# DATASET SECTION
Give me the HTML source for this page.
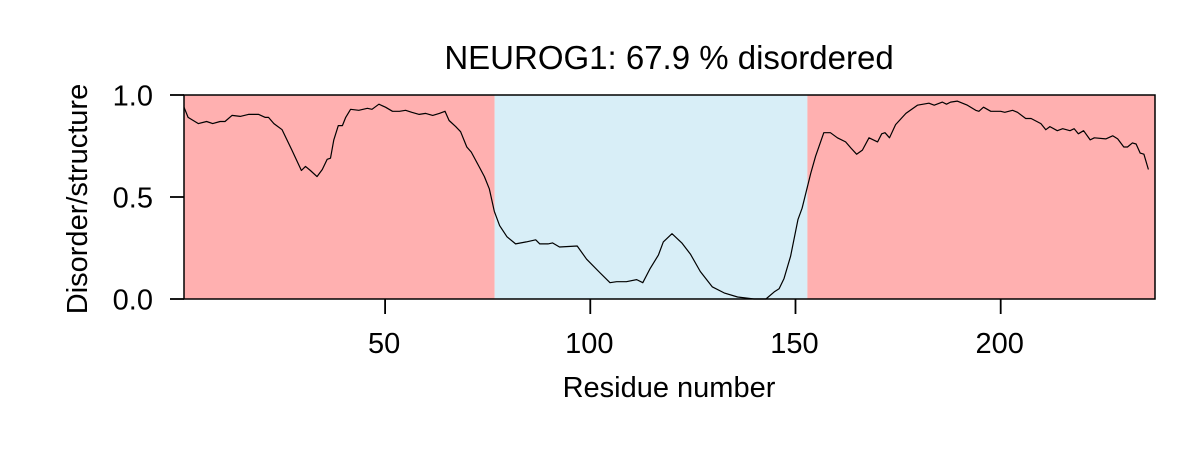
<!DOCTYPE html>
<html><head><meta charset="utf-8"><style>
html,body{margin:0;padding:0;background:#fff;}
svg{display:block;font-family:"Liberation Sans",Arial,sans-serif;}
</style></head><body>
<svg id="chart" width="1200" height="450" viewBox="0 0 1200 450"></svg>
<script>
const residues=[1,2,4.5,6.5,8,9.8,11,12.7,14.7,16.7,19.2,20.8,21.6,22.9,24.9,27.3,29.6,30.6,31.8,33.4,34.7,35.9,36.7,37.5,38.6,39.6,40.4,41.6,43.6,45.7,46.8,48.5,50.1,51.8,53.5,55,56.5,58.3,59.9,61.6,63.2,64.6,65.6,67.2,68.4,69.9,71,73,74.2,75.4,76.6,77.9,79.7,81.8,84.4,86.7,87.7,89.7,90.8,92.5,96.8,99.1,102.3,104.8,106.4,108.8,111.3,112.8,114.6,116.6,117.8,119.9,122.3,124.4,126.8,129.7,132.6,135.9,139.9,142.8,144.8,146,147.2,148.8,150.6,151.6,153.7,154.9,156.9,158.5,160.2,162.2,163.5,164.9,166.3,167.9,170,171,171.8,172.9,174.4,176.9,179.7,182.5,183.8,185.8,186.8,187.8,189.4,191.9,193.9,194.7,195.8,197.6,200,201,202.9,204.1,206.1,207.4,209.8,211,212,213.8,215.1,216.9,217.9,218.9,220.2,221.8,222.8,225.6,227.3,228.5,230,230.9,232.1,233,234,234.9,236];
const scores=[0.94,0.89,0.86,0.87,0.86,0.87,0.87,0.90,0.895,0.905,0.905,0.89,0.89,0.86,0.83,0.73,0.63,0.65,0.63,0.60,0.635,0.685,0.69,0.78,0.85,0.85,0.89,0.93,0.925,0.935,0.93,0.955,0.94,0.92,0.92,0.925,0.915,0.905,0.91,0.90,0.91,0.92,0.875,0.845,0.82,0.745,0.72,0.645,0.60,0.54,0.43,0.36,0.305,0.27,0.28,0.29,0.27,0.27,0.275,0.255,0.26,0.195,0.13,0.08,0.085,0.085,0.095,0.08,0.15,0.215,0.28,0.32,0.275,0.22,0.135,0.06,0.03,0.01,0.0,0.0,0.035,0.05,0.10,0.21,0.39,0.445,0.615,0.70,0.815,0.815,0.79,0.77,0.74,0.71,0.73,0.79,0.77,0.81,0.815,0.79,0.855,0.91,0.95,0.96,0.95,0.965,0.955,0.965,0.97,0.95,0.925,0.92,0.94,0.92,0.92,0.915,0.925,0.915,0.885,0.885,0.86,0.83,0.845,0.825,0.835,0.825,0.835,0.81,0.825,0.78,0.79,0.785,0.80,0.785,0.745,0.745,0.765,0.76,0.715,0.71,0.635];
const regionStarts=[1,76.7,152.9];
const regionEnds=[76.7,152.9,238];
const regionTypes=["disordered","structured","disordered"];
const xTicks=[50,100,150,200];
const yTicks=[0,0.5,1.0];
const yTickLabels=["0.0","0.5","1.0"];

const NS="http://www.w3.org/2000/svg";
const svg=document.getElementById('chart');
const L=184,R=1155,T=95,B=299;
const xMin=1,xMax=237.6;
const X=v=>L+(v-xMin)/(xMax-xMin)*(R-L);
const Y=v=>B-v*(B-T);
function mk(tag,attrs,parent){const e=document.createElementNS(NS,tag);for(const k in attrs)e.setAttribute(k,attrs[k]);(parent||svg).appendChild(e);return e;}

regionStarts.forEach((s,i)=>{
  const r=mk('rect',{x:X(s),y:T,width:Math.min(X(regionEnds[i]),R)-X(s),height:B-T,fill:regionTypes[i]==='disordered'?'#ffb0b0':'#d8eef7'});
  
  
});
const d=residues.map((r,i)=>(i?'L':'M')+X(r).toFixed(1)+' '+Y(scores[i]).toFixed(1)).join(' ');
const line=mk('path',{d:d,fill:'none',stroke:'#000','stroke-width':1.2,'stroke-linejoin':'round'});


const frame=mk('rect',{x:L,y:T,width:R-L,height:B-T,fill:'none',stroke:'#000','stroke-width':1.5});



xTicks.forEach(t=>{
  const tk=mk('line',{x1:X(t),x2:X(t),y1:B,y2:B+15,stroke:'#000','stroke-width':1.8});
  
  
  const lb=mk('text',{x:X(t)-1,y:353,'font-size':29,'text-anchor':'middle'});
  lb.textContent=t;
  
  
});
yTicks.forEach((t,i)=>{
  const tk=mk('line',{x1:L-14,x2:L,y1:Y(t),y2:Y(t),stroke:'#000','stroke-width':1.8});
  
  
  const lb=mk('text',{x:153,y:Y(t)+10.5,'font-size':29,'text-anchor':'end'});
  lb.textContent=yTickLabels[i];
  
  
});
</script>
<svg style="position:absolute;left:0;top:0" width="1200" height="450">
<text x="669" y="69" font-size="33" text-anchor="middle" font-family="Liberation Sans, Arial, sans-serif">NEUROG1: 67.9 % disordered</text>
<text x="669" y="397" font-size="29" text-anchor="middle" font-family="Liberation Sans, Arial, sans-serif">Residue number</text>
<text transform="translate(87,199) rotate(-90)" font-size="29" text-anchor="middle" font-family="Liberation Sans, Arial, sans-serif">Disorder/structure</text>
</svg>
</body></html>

# TASK TO CARRY OUT
Every line should be retyped exactly, with the pictures omitted.

# EXERCISE OUTPUT
Give me the HTML source for this page.
<!DOCTYPE html>
<html><head><meta charset="utf-8"><style>
html,body{margin:0;padding:0;background:#fff;}
svg{display:block;font-family:"Liberation Sans",Arial,sans-serif;}
</style></head><body>
<svg id="chart" width="1200" height="450" viewBox="0 0 1200 450"></svg>
<script>
const residues=[1,2,4.5,6.5,8,9.8,11,12.7,14.7,16.7,19.2,20.8,21.6,22.9,24.9,27.3,29.6,30.6,31.8,33.4,34.7,35.9,36.7,37.5,38.6,39.6,40.4,41.6,43.6,45.7,46.8,48.5,50.1,51.8,53.5,55,56.5,58.3,59.9,61.6,63.2,64.6,65.6,67.2,68.4,69.9,71,73,74.2,75.4,76.6,77.9,79.7,81.8,84.4,86.7,87.7,89.7,90.8,92.5,96.8,99.1,102.3,104.8,106.4,108.8,111.3,112.8,114.6,116.6,117.8,119.9,122.3,124.4,126.8,129.7,132.6,135.9,139.9,142.8,144.8,146,147.2,148.8,150.6,151.6,153.7,154.9,156.9,158.5,160.2,162.2,163.5,164.9,166.3,167.9,170,171,171.8,172.9,174.4,176.9,179.7,182.5,183.8,185.8,186.8,187.8,189.4,191.9,193.9,194.7,195.8,197.6,200,201,202.9,204.1,206.1,207.4,209.8,211,212,213.8,215.1,216.9,217.9,218.9,220.2,221.8,222.8,225.6,227.3,228.5,230,230.9,232.1,233,234,234.9,236];
const scores=[0.94,0.89,0.86,0.87,0.86,0.87,0.87,0.90,0.895,0.905,0.905,0.89,0.89,0.86,0.83,0.73,0.63,0.65,0.63,0.60,0.635,0.685,0.69,0.78,0.85,0.85,0.89,0.93,0.925,0.935,0.93,0.955,0.94,0.92,0.92,0.925,0.915,0.905,0.91,0.90,0.91,0.92,0.875,0.845,0.82,0.745,0.72,0.645,0.60,0.54,0.43,0.36,0.305,0.27,0.28,0.29,0.27,0.27,0.275,0.255,0.26,0.195,0.13,0.08,0.085,0.085,0.095,0.08,0.15,0.215,0.28,0.32,0.275,0.22,0.135,0.06,0.03,0.01,0.0,0.0,0.035,0.05,0.10,0.21,0.39,0.445,0.615,0.70,0.815,0.815,0.79,0.77,0.74,0.71,0.73,0.79,0.77,0.81,0.815,0.79,0.855,0.91,0.95,0.96,0.95,0.965,0.955,0.965,0.97,0.95,0.925,0.92,0.94,0.92,0.92,0.915,0.925,0.915,0.885,0.885,0.86,0.83,0.845,0.825,0.835,0.825,0.835,0.81,0.825,0.78,0.79,0.785,0.80,0.785,0.745,0.745,0.765,0.76,0.715,0.71,0.635];
const regionStarts=[1,76.7,152.9];
const regionEnds=[76.7,152.9,238];
const regionTypes=["disordered","structured","disordered"];
const xTicks=[50,100,150,200];
const yTicks=[0,0.5,1.0];
const yTickLabels=["0.0","0.5","1.0"];

const NS="http://www.w3.org/2000/svg";
const svg=document.getElementById('chart');
const L=184,R=1155,T=95,B=299;
const xMin=1,xMax=237.6;
const X=v=>L+(v-xMin)/(xMax-xMin)*(R-L);
const Y=v=>B-v*(B-T);
function mk(tag,attrs,parent){const e=document.createElementNS(NS,tag);for(const k in attrs)e.setAttribute(k,attrs[k]);(parent||svg).appendChild(e);return e;}

regionStarts.forEach((s,i)=>{
  const r=mk('rect',{x:X(s),y:T,width:Math.min(X(regionEnds[i]),R)-X(s),height:B-T,fill:regionTypes[i]==='disordered'?'#ffb0b0':'#d8eef7'});
  
  
});
const d=residues.map((r,i)=>(i?'L':'M')+X(r).toFixed(1)+' '+Y(scores[i]).toFixed(1)).join(' ');
const line=mk('path',{d:d,fill:'none',stroke:'#000','stroke-width':1.2,'stroke-linejoin':'round'});


const frame=mk('rect',{x:L,y:T,width:R-L,height:B-T,fill:'none',stroke:'#000','stroke-width':1.5});



xTicks.forEach(t=>{
  const tk=mk('line',{x1:X(t),x2:X(t),y1:B,y2:B+15,stroke:'#000','stroke-width':1.8});
  
  
  const lb=mk('text',{x:X(t)-1,y:353,'font-size':29,'text-anchor':'middle'});
  lb.textContent=t;
  
  
});
yTicks.forEach((t,i)=>{
  const tk=mk('line',{x1:L-14,x2:L,y1:Y(t),y2:Y(t),stroke:'#000','stroke-width':1.8});
  
  
  const lb=mk('text',{x:153,y:Y(t)+10.5,'font-size':29,'text-anchor':'end'});
  lb.textContent=yTickLabels[i];
  
  
});
</script>
<svg style="position:absolute;left:0;top:0" width="1200" height="450">
<text x="669" y="69" font-size="33" text-anchor="middle" font-family="Liberation Sans, Arial, sans-serif">NEUROG1: 67.9 % disordered</text>
<text x="669" y="397" font-size="29" text-anchor="middle" font-family="Liberation Sans, Arial, sans-serif">Residue number</text>
<text transform="translate(87,199) rotate(-90)" font-size="29" text-anchor="middle" font-family="Liberation Sans, Arial, sans-serif">Disorder/structure</text>
</svg>
</body></html>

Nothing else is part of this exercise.